3つ目は、業務プロセスの標準化・自動化です。デンソーが大切にしてきた「リーン・オートメーション(ムダを徹底排除した自動生産システム)」の考えに基づき、簡素化・標準化・集中化・自動化のステップで業務プロセスの変革を進めていきます。基幹情報のデジタル化で、工程・分野間の情報連携を飛躍的に進化させるとともに、各現場業務は、デジタル活用人財となった社員自らが業務を見つめ直し、デジタル基盤を使いこなして改善・改革することを目指します。

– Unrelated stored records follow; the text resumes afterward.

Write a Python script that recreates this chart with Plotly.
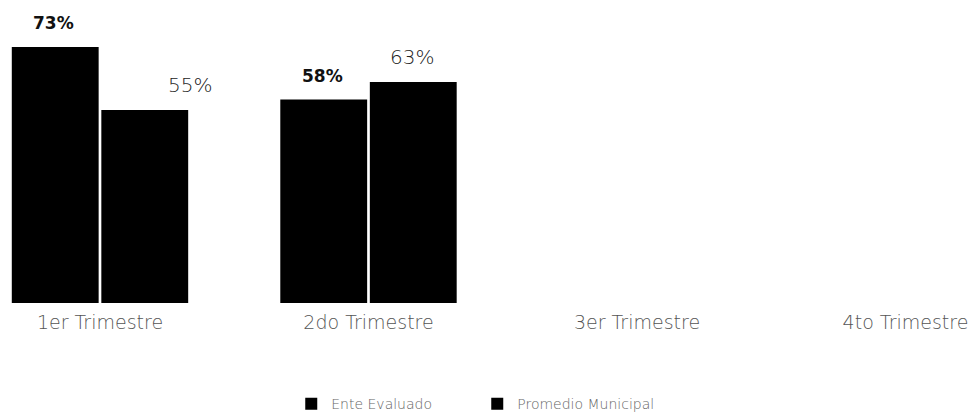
import plotly.graph_objects as go

categories = ["1er Trimestre", "2do Trimestre", "3er Trimestre", "4to Trimestre"]
ente_evaluado = [73, 58, None, None]
promedio_municipal = [55, 63, None, None]
series_names = ["Ente Evaluado", "Promedio Municipal"]

fig = go.Figure()
fig.add_trace(go.Bar(name=series_names[0], x=categories, y=ente_evaluado,
                     marker=dict(color="#000000", line=dict(width=0))))
fig.add_trace(go.Bar(name=series_names[1], x=categories, y=promedio_municipal,
                     marker=dict(color="#000000", line=dict(width=0))))

annotations = []
for i, c in enumerate(categories):
    v = ente_evaluado[i]
    if v is not None:
        annotations.append(dict(x=c, y=v, text=f"<b>{v}%</b>", showarrow=False,
                                xshift=-46, yshift=24, yanchor="middle",
                                font=dict(family="DejaVu Sans", size=17, color="#111111")))
    v = promedio_municipal[i]
    if v is not None:
        annotations.append(dict(x=c, y=v, text=f"{v}%", showarrow=False,
                                xshift=44 + (46 if i == 0 else 0), yshift=25, yanchor="middle",
                                font=dict(family="DejaVu Sans", size=20, color="#222222",
                                          weight=300)))

fig.update_layout(
    width=972, height=414,
    margin=dict(l=0, r=0, t=0, b=111),
    paper_bgcolor="white", plot_bgcolor="white",
    barmode="group", bargap=0.333, bargroupgap=0.03,
    showlegend=True,
    legend=dict(orientation="h", x=0.491, xanchor="center",
                yref="container", y=0.024, yanchor="middle",
                font=dict(family="DejaVu Sans", size=14, color="#666666", weight=300),
                itemwidth=30, entrywidth=141, entrywidthmode="pixels",
                traceorder="normal"),
    xaxis=dict(type="category", range=[-0.3724, 3.2477], showgrid=False, showline=False,
               zeroline=False, ticks="outside", ticklen=2, tickcolor="rgba(0,0,0,0)",
               tickfont=dict(family="DejaVu Sans", size=19, color="#555555", weight=300)),
    yaxis=dict(range=[0, 86.4], visible=False, showgrid=False, zeroline=False),
    annotations=annotations,
)

fig.write_html("out.html", config={"displayModeBar": False},
               post_script="document.body.style.margin='0';")
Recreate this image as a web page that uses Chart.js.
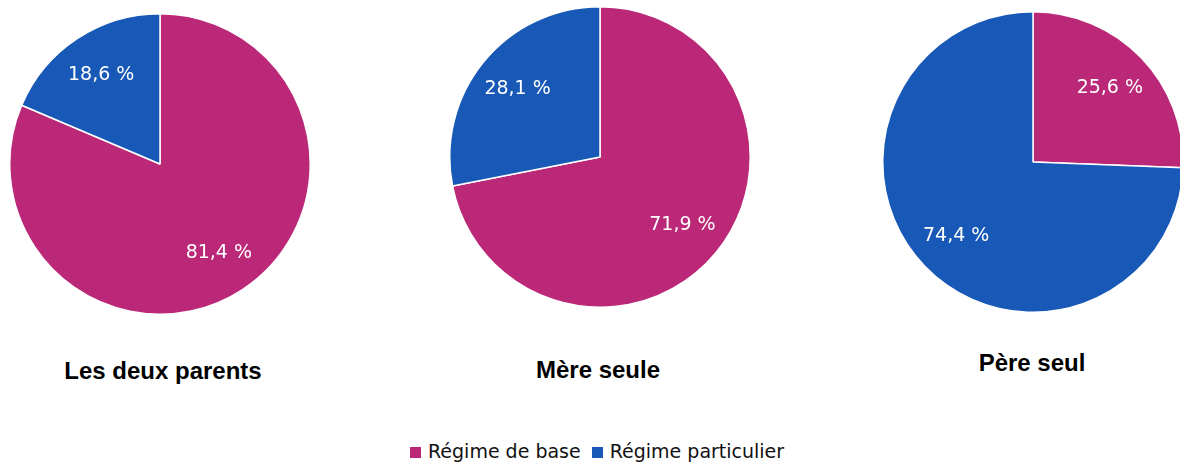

2024年度の重点的な取り組みとして、生成AIを適用することで業務の効率化とコスト削減を実現し、現場の余力・活力を創出します。中長期的には現場で生まれた余力・活力を活用し、総智・総力でデジタル変革を推進し、事業を支える全社の業務プロセス変革を進め、組織力・競争力を高めることで持続可能な成長を目指します。

デンソーには、現場の課題を大きな視点で捉え、技術で解決していくことで、社会に価値を還元していく力が備わっています。デンソーが1994年に発表したQRコードを例に見ても、現在世界中で人々の生活に浸透し、社会貢献を果たしています。デンソーの事業・組織にデジタルの力を実装することで、競争力を高め、さらに社会に価値を提供できる企業へと変革させていきます。